Se relacionarmos a educação com a economia, verificaremos que em Portugal, a Economia parou, mas os desempenhos em Educação avançaram. Com efeito, entre 2000 e 2012, Portugal teve uma variação do PIB de -2 USD per capita e tem um dos PIB mais baixos da Europa. Não obstante, ao longo dos 5 ciclos PISA, os alunos portugueses registaram uma melhoria gradual dos desempenhos nos três domínios avaliados. A Polónia e o Luxemburgo foram os únicos países onde ambas as variáveis sob análise cresceram – o PIB aumentou em cerca de 5000 USD per capita e os resultados do PISA também cresceram. Por outro lado, a maioria dos outros países registou um aumento do PIB, mas nem todos melhoraram o desempenho na educação. Destaca-se neste cenário a Suécia, que viu o desempenho dos alunos reduzido em cerca de 30 pontos, apesar de o seu PIB ter aumentado em mais de 5000 USD per capita no mesmo período.
***
Que fatores favoreceram a melhoria dos resultados? Ora, a equipa do projeto aQeduto apurou:
- Mais dinheiro não implica sempre um melhor sistema educativo;
- A retenção do aluno no mesmo ano como combate ao insucesso é ineficaz;- A família (com mais habilitação e desafogo profissional), embora importante, não determina o sucesso;
- A educação pré-escolar por mais de um ano tem influência positiva na aprendizagem;- A maioria dos nossos alunos sente-se feliz e apoiada na escola, o que induz melhores resultados;- Segundo os diretores, a indisciplina surge como o maior obstáculo à aprendizagem;- Os alunos consideram que o sucesso depende do seu próprio esforço e reconhecem o bom trabalho dos professores;- Portugal é o país onde a escola pública serve uma maior heterogeneidade de classes sociais, sendo que a privada serve as classes privilegiadas.- Os rapazes têm maiores dificuldades na Leitura, o que pode ser uma condicionante à sua aprendizagem global;- A satisfação dos professores depende da sua capacidade de ajudar a aprender, estabelecer bom relacionamento com os alunos, manter a disciplina e ter reconhecimento pelo seu trabalho;
- O efeito “escola” foi dos mais determinantes na variação positiva dos resultados, sendo que uma grande percentagem das escolas em meios socioeconómicos mais desfavorecidos se destaca por ter conseguido melhorar de forma considerável o desempenho dos alunos.
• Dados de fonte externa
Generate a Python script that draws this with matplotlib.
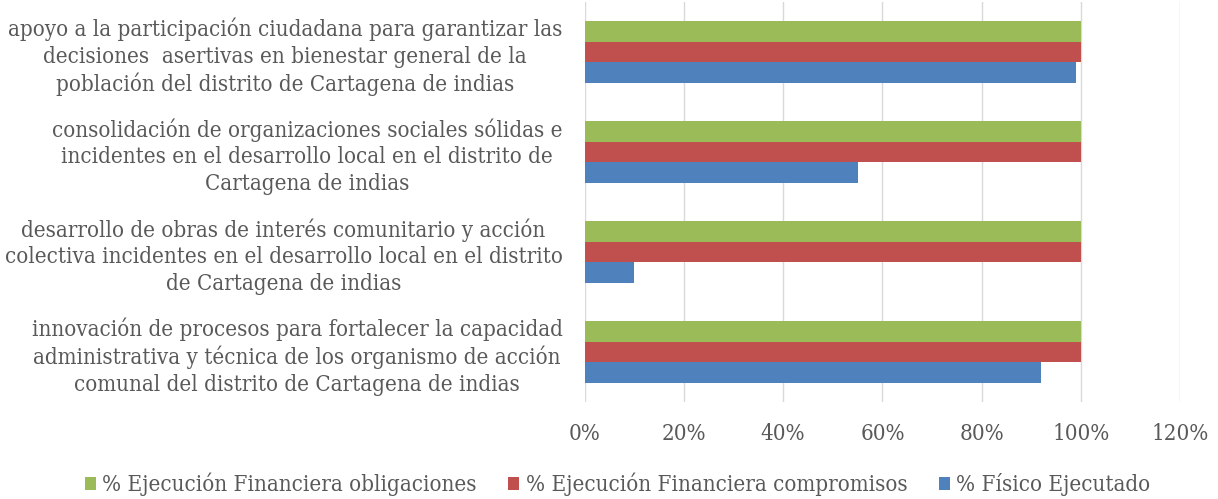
import numpy as np
from matplotlib import pyplot as plt

categorias = [
    "innovación de procesos para fortalecer la capacidad\nadministrativa y técnica de los organismo de acción\ncomunal del distrito de Cartagena de indias",
    "desarrollo de obras de interés comunitario y acción\ncolectiva incidentes en el desarrollo local en el distrito\nde Cartagena de indias",
    "consolidación de organizaciones sociales sólidas e\nincidentes en el desarrollo local en el distrito de\nCartagena de indias",
    "apoyo a la participación ciudadana para garantizar las\ndecisiones  asertivas en bienestar general de la\npoblación del distrito de Cartagena de indias",
]
fisico = [0.92, 0.10, 0.55, 0.99]
compromisos = [1.0, 1.0, 1.0, 1.0]
obligaciones = [1.0, 1.0, 1.0, 1.0]
xticks = [0, 0.2, 0.4, 0.6, 0.8, 1.0, 1.2]
xlabels = ["0%", "20%", "40%", "60%", "80%", "100%", "120%"]

plt.rcParams['font.family'] = ['DejaVu Serif']
plt.rcParams['font.stretch'] = 'condensed'
texto = '#595959'

fig = plt.figure(figsize=(12.18, 4.99), dpi=100)
ax = fig.add_axes([0.480, 0.194, 0.489, 0.802])

y = np.arange(len(categorias))
h = 0.205
ax.barh(y + h, obligaciones, h, color='#9BBB59', label='% Ejecución Financiera obligaciones')
ax.barh(y, compromisos, h, color='#C0504D', label='% Ejecución Financiera compromisos')
ax.barh(y - h, fisico, h, color='#4F81BD', label='% Físico Ejecutado')

ax.set_xlim(0, 1.2)
ax.set_ylim(-0.5, 3.5)
ax.set_xticks(xticks)
ax.set_xticklabels(xlabels)
ax.set_yticks(y)
ax.set_yticklabels(categorias)
for t in ax.get_yticklabels():
    t.set_multialignment('center')
    t.set_linespacing(1.25)
ax.tick_params(axis='both', length=0, labelsize=16, colors=texto)
ax.tick_params(axis='x', pad=15)
ax.tick_params(axis='y', pad=16)
ax.grid(axis='x', color='#D9D9D9', linewidth=1)
ax.set_axisbelow(True)
for s in ax.spines.values():
    s.set_visible(False)

fig.legend(loc='lower center', bbox_to_anchor=(0.507, -0.035), ncol=3, frameon=False,
           fontsize=16, labelcolor=texto, handlelength=0.5, handleheight=0.5,
           handletextpad=0.3, columnspacing=1.4)

fig.savefig('out.png', dpi=100)
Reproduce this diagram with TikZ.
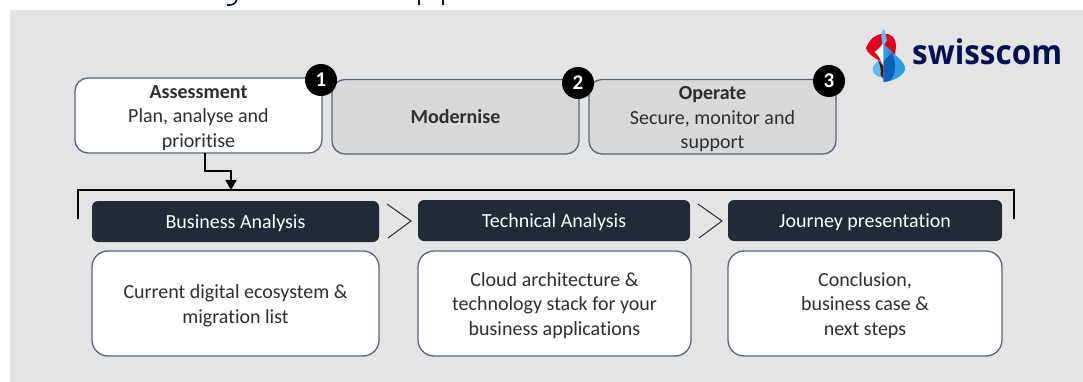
\documentclass[tikz,border=0pt]{standalone}
\usepackage{fontspec}
\setmainfont{Carlito}[Ligatures=NoCommon]
\newfontfamily\logofont{Open Sans}[FakeStretch=0.925]
\definecolor{panel}{HTML}{E4E4E4}
\definecolor{edge}{HTML}{56657C}
\definecolor{graybox}{HTML}{D8D8D8}
\definecolor{dark}{HTML}{212A36}
\definecolor{txt}{HTML}{2E2E2E}
\definecolor{navy}{HTML}{001155}
\definecolor{swred}{HTML}{E3001B}
\definecolor{swblue}{HTML}{2E9BE6}
\definecolor{swdeep}{HTML}{0B62B5}
\definecolor{swlight}{HTML}{5CBDF2}
\definecolor{swmaroon}{HTML}{5A0A14}
\usetikzlibrary{arrows.meta}
\newcommand{\dn}{\rule{0pt}{18pt}}
\tikzset{
  x=1pt,y=-1pt,
  phase/.style={draw=edge,line width=1.3pt,rounded corners=13pt,inner sep=0pt,outer sep=0pt,align=center,text=txt,font=\fontsize{20}{24.5}\selectfont},
  head/.style={fill=dark,rounded corners=6pt,inner sep=0pt,outer sep=0pt,text=white,font=\fontsize{20}{24}\selectfont},
  card/.style={draw=edge,fill=white,line width=1.3pt,rounded corners=16pt,inner sep=0pt,outer sep=0pt,align=center,text=txt,font=\fontsize{20}{24.5}\selectfont},
  badge/.style={circle,fill=black,minimum size=32pt,inner sep=0pt,text=white,font=\fontsize{21}{22}\selectfont\bfseries},
  chev/.style={draw=dark,line width=1pt},
  conn/.style={draw=black,line width=1.4pt}
}
\newcommand{\boxat}[6]{\node[#1,minimum width=#4pt,minimum height=#5pt,anchor=north west] (#6) at (#2,#3)}
\begin{document}
\begin{tikzpicture}
\useasboundingbox (0,0) rectangle (1083,382);
\fill[panel] (10,10) rectangle (1083,382);
% title fragments
\draw[navy,line width=1.6pt] (236.5,0) .. controls (235.5,4) and (232,5.5) .. (227,5);
\fill[navy] (418,0) rectangle (420,5.5);
\fill[navy] (442,0) rectangle (444,5.5);
% phases
\boxat{phase,fill=white}{75}{78}{247}{75}{assess} {\dn\textbf{Assessment}\\Plan, analyse and\\prioritise};
\boxat{phase,fill=graybox}{332}{79.5}{247}{74.5}{modern} {\textbf{Modernise}};
\boxat{phase,fill=graybox}{589}{79.5}{247}{74.5}{operate} {\dn\textbf{Operate}\\Secure, monitor and\\support};
\node[badge] (b1) at (321,80) {1};
\node[badge] (b2) at (578,83) {2};
\node[badge] (b3) at (829,81) {3};
% bracket
\coordinate (bl) at (78,219);
\coordinate (bt) at (78,190);
\coordinate (br) at (1014,190);
\coordinate (brd) at (1014,219);
\draw[conn] (bl) -- (bt) -- (br) -- (brd);
\coordinate (tip) at (231,190);
\draw[conn,-{Triangle[length=10pt,width=11pt]}] ([xshift=6.5pt]assess.south) |- (218,171) -| (tip);
% heads
\boxat{head}{92}{201}{287}{41}{h1} {\dn Business Analysis};
\boxat{head}{418}{200}{272}{41}{h2} {\dn Technical Analysis};
\boxat{head}{728}{200}{274}{41}{h3} {\dn Journey presentation};
\boxat{card}{92}{251}{287}{105}{c1} {\dn Current digital ecosystem \&\\migration list};
\boxat{card}{418}{251}{273}{105}{c2} {\dn Cloud architecture \&\\technology stack for your\\business applications};
\boxat{card}{728}{251}{274}{105}{c3} {\dn Conclusion,\\business case \&\\next steps};
\draw[chev] (387,204) -- (411,221) -- (388,238);
\draw[chev] (698,204) -- (722,221) -- (699,238);
% logo
\fill[swred] (883.5,34) .. controls (875,34) and (870,39) .. (866,48) .. controls (867,53) and (872,56) .. (878,60) -- (883.5,66) -- cycle;
\fill[swred] (883.5,34) .. controls (891,33) and (896,38) .. (896,45) .. controls (896,49) and (895,52) .. (895,55) -- (883.5,44) -- cycle;
\fill[white] (883.5,43) .. controls (880,47) and (878,50) .. (874.5,52) .. controls (878,54) and (880,58) .. (883.5,68) -- cycle;
\fill[swlight] (880,60) .. controls (874,63) and (872,68) .. (873,71) .. controls (874,75) and (878,77) .. (883.5,78) -- cycle;
\fill[swmaroon] (878,60) -- (883.5,66) -- (883.5,79) -- (880.5,75) .. controls (881.5,70) and (880,65) .. (878,60) -- cycle;
\fill[swblue] (883.5,44) -- (895,55) .. controls (902,60) and (906,66) .. (905,70) .. controls (902,77) and (893,81) .. (883.5,82) -- cycle;
\fill[swdeep] (883.5,82) -- (883.5,62) -- (892,52) .. controls (896,62) and (896,74) .. (891,80) .. controls (889,81) and (886,82) .. (883.5,82) -- cycle;
\fill[swlight] (884,29) .. controls (881,32) and (880,38) .. (883.5,46) -- (887,40) .. controls (886,36) and (885,32) .. (884,29) -- cycle;
\node[font=\logofont\fontsize{34}{34}\selectfont\bfseries,text=navy,inner sep=0pt,anchor=base west] (logo) at (912,65) {swisscom};
\end{tikzpicture}
\end{document}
Dá que pensar. É preciso investir nas sadias políticas educativas, cuidar da qualidade da administração da escola, combater a indisciplina, melhorar as condições de trabalho deixando respirar a escola e fazer com que a sobreamostragem seja representativa.
Em 2015 foram amostrados, para representar Portugal, cerca de 7500 alunos provenientes de 247 agrupamentos de escolas/escolas não agrupadas distribuídos por todo o território nacional. Nos Açores foi realizada uma sobreamostragem que levou à participação de 47 agrupamentos de escolas/escolas não agrupadas e cerca de 1500 alunos.
Como terão sido os resultados? Aguardamos o estudo do Conselho Nacional da Educação e gostaríamos de saber do desempenho dos alunos de 18 anos.